- TASK REQUIREMENTS -
Scan the material below for the string "this", and copy every line where it shows up.

- Charts and diagrams as code -
____
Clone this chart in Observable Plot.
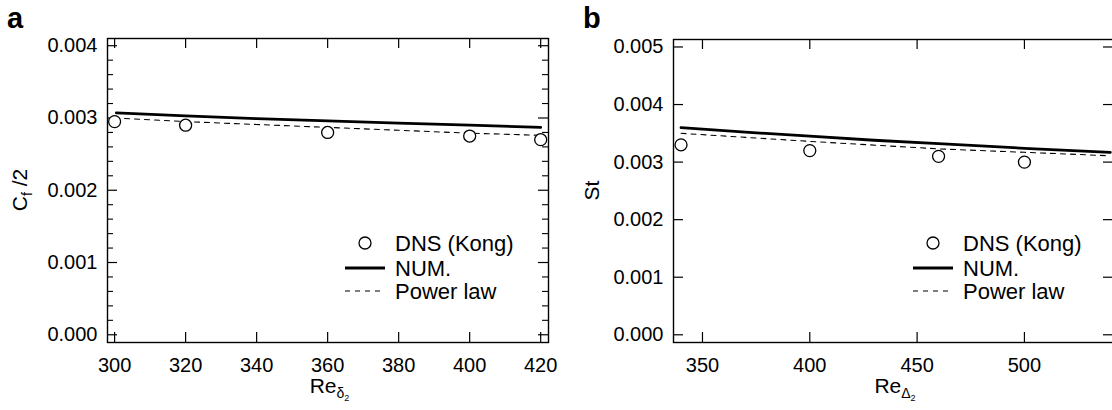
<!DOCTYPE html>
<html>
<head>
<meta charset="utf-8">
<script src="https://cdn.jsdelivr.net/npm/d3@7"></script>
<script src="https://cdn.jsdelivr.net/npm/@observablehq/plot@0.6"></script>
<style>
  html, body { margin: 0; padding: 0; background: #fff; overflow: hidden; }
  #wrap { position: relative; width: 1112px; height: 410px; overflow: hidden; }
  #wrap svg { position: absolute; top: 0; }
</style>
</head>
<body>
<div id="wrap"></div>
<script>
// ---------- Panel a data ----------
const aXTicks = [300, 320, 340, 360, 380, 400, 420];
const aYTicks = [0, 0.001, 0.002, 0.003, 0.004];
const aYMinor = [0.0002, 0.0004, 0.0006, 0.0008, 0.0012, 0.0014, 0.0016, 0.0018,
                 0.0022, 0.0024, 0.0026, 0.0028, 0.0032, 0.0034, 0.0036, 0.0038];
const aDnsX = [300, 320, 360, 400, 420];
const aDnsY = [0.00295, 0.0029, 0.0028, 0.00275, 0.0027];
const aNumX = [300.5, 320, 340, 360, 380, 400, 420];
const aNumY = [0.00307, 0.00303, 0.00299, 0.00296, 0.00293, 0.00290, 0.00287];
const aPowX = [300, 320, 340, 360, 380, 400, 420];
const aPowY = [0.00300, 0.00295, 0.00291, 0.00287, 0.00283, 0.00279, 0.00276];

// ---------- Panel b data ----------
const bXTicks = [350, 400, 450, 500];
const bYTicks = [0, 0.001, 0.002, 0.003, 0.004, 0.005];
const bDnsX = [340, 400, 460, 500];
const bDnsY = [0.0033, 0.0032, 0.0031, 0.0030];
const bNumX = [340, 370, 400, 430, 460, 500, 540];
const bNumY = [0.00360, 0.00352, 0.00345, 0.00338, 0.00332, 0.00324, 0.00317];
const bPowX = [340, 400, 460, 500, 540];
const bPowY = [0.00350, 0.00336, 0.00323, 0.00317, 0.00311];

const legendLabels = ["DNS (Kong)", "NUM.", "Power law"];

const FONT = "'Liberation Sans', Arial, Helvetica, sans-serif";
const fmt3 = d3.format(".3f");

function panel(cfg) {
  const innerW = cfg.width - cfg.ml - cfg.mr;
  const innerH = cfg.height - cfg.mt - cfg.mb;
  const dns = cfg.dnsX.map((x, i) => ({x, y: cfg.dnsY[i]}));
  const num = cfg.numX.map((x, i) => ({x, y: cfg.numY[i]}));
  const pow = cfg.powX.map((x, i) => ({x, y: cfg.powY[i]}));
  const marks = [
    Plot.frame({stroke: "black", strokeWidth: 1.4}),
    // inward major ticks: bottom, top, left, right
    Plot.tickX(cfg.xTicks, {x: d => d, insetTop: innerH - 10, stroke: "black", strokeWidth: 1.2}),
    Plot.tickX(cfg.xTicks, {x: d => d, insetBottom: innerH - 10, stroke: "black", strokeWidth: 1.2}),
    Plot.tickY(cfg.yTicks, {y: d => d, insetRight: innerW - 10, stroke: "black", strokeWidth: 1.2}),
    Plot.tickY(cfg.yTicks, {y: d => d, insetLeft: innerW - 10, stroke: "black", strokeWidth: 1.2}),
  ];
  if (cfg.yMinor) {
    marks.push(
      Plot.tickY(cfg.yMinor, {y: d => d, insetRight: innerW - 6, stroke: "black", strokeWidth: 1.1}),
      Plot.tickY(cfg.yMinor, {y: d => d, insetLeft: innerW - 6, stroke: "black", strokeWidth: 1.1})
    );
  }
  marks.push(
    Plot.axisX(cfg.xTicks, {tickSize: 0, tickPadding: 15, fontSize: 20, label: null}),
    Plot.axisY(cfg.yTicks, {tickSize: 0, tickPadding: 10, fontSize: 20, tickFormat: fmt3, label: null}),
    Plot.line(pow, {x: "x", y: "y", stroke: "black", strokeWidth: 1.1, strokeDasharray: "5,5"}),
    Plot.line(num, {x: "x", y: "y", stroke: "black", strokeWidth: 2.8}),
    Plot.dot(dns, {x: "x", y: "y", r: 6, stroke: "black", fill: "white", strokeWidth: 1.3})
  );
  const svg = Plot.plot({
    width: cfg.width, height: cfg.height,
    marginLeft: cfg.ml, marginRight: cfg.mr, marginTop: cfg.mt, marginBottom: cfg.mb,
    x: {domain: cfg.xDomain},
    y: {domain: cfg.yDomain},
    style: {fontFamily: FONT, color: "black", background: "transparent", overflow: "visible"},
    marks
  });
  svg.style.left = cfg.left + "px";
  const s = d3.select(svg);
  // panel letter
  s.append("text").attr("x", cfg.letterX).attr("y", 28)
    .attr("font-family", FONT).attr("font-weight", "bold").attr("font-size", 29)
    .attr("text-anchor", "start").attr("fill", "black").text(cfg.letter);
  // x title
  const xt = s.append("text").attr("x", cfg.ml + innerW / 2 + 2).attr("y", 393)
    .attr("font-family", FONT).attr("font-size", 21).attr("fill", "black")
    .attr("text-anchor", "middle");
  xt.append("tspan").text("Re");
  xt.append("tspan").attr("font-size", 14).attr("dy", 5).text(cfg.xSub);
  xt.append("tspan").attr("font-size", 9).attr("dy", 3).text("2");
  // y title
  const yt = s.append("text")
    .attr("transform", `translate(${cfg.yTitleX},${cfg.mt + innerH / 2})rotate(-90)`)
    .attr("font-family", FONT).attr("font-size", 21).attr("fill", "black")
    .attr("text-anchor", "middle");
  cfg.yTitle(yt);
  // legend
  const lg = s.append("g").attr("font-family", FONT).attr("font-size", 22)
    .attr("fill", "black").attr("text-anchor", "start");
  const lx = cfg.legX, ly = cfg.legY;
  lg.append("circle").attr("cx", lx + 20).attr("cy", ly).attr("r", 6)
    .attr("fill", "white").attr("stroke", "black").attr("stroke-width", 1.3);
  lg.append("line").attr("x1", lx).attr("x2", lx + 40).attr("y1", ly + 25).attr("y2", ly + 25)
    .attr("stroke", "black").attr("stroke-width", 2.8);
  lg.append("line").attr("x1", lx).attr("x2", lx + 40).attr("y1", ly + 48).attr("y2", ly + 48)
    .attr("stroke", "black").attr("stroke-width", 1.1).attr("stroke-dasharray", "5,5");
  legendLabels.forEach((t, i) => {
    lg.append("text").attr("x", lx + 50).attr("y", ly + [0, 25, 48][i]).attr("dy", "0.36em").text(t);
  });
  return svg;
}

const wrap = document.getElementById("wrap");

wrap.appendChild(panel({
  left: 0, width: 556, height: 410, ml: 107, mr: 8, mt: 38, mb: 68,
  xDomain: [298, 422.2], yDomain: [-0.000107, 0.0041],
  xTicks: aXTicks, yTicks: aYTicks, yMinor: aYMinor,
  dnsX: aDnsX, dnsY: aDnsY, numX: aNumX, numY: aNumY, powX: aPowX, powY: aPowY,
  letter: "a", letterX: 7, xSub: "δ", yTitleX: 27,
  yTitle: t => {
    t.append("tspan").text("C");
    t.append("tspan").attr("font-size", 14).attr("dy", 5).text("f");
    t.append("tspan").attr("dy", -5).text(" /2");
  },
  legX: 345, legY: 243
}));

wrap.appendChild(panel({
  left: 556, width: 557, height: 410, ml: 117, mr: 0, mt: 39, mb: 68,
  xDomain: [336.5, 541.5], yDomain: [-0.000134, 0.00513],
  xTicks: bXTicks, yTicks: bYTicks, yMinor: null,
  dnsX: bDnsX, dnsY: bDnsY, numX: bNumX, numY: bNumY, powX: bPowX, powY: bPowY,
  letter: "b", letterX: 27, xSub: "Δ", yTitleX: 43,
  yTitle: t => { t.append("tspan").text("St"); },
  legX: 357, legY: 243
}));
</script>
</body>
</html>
____
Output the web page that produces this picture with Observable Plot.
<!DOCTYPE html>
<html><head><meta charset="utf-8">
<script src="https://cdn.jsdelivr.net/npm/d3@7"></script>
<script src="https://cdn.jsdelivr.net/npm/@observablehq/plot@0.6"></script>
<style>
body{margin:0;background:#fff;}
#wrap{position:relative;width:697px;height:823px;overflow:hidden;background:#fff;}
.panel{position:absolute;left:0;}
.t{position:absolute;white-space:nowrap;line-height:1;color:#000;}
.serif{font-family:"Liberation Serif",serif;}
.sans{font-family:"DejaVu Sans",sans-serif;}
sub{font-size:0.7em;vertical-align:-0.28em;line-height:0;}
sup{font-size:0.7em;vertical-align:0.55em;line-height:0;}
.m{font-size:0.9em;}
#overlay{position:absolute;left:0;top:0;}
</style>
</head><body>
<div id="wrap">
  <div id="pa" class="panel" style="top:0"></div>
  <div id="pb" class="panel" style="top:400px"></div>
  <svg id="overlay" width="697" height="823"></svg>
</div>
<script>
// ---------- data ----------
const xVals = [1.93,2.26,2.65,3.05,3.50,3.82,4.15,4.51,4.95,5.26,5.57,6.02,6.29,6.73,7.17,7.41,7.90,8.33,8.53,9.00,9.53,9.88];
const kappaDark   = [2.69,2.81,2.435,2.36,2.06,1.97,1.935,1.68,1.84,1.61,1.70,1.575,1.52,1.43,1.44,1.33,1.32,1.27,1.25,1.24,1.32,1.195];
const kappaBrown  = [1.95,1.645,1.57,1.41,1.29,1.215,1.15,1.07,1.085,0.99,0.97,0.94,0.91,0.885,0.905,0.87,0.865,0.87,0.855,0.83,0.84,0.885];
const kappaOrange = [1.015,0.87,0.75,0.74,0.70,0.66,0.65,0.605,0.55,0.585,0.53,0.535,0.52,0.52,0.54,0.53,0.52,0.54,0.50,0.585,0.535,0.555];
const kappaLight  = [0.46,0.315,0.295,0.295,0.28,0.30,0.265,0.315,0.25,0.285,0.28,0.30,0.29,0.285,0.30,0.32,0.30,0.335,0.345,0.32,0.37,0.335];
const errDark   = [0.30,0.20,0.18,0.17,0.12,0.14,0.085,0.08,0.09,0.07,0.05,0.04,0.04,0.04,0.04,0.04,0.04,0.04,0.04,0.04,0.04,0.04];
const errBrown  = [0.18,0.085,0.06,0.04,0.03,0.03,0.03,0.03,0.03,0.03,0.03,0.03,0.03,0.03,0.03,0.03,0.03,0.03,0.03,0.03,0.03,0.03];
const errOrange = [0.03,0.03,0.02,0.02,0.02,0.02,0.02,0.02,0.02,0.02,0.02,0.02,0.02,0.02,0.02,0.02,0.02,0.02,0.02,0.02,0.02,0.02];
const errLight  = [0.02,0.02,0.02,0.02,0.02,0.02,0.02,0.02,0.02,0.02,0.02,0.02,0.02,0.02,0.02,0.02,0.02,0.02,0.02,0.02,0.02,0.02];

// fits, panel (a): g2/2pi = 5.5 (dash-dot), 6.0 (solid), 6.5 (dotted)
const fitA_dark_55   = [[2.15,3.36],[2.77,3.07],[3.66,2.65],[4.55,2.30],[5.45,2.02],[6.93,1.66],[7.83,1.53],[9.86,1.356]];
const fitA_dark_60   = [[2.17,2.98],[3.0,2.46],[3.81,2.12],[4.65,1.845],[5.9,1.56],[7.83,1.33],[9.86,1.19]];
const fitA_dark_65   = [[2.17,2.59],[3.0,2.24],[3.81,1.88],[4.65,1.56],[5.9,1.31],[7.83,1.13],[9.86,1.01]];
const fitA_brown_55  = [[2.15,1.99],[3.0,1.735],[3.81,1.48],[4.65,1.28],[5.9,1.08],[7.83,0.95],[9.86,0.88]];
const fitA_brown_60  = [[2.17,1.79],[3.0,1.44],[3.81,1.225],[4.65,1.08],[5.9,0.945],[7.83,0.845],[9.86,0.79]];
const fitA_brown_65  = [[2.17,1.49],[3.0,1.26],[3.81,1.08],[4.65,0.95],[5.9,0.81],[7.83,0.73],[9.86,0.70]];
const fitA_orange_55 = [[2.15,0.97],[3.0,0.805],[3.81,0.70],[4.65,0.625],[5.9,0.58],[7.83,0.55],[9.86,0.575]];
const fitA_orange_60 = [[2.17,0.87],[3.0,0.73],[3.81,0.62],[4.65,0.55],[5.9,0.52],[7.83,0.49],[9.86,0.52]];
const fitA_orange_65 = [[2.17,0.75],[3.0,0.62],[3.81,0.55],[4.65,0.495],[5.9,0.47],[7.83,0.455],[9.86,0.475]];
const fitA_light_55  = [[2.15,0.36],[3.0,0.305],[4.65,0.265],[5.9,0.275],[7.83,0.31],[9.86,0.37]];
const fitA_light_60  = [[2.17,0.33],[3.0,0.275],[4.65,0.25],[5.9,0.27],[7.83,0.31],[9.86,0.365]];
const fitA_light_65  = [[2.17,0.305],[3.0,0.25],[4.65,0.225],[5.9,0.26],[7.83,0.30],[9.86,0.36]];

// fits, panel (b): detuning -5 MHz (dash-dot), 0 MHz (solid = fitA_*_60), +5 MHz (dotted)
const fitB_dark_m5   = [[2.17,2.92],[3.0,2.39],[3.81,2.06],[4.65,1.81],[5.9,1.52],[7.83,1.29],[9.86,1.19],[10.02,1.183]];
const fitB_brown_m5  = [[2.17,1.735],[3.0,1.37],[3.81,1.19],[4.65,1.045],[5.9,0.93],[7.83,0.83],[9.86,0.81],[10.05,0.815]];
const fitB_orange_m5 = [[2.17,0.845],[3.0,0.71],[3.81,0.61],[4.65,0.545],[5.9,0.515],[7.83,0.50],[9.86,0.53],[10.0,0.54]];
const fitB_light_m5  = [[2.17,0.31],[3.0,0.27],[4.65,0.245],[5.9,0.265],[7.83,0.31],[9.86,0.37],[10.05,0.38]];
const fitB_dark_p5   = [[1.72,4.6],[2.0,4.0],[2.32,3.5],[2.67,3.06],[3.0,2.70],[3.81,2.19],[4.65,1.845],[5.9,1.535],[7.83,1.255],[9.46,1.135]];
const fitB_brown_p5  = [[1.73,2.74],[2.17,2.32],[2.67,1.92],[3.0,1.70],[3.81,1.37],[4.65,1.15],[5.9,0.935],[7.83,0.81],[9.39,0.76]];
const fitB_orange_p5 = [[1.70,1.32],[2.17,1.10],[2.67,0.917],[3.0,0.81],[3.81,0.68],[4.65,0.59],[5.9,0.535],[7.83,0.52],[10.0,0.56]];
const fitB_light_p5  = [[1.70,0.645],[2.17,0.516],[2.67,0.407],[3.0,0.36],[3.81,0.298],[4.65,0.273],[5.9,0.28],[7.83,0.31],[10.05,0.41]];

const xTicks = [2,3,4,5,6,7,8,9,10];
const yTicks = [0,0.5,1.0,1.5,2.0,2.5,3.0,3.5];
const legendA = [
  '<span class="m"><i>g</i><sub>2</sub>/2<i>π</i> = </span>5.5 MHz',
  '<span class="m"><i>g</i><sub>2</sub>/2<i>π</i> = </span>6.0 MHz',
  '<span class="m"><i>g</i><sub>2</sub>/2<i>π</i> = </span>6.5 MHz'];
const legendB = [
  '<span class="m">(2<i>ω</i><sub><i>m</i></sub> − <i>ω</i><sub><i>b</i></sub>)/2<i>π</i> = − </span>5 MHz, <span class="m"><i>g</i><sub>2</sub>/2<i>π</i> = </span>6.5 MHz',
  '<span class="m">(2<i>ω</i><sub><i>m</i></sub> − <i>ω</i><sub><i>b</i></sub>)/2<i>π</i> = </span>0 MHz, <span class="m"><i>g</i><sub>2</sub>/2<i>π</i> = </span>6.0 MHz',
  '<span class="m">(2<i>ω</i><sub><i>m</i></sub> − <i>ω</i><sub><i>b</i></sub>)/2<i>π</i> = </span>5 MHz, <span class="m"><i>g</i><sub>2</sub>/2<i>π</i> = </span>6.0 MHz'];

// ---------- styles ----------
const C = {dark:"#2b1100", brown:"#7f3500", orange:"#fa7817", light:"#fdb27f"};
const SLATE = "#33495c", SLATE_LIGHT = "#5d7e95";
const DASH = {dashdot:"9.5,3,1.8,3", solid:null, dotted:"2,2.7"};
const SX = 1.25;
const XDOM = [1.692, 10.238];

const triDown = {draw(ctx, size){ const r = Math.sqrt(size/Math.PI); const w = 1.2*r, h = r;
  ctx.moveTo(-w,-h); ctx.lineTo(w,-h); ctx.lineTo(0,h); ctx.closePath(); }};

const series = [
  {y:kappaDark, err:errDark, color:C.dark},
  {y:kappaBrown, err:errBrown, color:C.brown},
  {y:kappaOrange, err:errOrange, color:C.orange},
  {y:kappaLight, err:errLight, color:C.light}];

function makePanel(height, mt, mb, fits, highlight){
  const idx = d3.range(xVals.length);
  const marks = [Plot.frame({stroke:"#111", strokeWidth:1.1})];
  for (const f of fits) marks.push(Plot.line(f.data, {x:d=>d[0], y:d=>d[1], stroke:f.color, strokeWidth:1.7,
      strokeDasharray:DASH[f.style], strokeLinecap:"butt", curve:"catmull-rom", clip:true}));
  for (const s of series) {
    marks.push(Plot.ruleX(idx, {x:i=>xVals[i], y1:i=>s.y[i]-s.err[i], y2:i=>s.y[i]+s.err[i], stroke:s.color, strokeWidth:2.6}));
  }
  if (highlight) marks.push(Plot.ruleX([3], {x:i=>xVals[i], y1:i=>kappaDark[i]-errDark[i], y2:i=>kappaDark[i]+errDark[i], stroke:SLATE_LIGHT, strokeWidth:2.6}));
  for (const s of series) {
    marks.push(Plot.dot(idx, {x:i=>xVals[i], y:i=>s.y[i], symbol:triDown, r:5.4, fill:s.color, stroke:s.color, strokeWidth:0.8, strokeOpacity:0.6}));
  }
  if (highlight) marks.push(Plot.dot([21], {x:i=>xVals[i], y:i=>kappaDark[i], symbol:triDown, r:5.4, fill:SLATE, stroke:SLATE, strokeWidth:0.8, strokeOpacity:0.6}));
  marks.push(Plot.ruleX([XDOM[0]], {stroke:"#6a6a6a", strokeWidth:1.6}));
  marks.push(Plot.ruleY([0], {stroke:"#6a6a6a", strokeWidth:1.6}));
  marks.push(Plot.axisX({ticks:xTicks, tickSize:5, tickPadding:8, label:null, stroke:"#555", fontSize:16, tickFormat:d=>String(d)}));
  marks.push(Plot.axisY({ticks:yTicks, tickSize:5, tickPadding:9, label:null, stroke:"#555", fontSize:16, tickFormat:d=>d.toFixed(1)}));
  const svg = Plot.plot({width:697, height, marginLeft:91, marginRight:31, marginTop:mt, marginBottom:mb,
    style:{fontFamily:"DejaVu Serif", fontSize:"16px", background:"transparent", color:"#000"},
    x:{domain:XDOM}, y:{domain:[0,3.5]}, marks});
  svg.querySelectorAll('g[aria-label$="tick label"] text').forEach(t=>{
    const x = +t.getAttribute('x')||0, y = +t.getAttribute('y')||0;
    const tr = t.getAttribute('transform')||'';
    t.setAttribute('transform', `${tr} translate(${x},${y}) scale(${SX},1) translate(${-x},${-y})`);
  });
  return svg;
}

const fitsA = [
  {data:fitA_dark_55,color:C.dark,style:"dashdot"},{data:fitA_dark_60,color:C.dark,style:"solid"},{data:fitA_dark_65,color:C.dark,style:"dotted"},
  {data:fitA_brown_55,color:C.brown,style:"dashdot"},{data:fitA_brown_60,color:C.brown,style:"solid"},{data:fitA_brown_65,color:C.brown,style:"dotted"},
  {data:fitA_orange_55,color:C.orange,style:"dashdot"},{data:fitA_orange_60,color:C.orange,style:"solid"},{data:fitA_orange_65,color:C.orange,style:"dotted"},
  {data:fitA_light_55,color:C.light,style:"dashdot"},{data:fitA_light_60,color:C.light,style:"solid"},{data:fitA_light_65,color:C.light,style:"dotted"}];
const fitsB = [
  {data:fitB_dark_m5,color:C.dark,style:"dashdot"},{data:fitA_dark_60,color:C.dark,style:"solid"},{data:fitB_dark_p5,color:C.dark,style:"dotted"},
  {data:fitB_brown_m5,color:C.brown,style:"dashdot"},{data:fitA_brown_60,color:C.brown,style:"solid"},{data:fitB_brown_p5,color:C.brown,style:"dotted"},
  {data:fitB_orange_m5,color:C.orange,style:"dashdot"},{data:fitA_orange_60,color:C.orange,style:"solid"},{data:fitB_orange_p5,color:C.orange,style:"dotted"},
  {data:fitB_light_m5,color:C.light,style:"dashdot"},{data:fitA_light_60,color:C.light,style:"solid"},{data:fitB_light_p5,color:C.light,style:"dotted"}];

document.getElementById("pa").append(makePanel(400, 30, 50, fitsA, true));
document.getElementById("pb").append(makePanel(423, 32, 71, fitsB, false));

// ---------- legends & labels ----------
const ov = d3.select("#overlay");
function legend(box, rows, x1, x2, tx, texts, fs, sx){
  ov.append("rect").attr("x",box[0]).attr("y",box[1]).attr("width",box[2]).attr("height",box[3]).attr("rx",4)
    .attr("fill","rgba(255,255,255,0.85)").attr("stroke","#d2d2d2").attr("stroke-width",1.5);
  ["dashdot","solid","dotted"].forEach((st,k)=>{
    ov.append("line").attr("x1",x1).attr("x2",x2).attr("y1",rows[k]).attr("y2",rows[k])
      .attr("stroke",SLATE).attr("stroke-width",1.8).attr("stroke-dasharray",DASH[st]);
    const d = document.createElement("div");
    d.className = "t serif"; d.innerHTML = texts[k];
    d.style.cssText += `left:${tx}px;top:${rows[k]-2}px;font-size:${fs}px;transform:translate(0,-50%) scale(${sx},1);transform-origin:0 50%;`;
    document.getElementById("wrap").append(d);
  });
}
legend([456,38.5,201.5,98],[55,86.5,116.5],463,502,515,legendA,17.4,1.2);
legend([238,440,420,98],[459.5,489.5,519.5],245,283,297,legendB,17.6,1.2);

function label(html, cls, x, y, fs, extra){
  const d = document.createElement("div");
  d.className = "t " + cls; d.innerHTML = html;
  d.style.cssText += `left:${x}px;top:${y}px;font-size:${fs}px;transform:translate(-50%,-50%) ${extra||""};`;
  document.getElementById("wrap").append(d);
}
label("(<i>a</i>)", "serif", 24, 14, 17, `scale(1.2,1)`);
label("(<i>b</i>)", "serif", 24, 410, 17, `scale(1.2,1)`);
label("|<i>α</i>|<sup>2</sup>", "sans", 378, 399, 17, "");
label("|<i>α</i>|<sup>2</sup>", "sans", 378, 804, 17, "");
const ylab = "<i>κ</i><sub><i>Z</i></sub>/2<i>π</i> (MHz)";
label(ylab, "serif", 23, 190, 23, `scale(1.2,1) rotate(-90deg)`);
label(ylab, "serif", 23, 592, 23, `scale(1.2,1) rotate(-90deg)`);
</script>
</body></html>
____
- FINISHED EXERCISE -
Clone this chart in Observable Plot.
Output the web page that produces this picture with Observable Plot.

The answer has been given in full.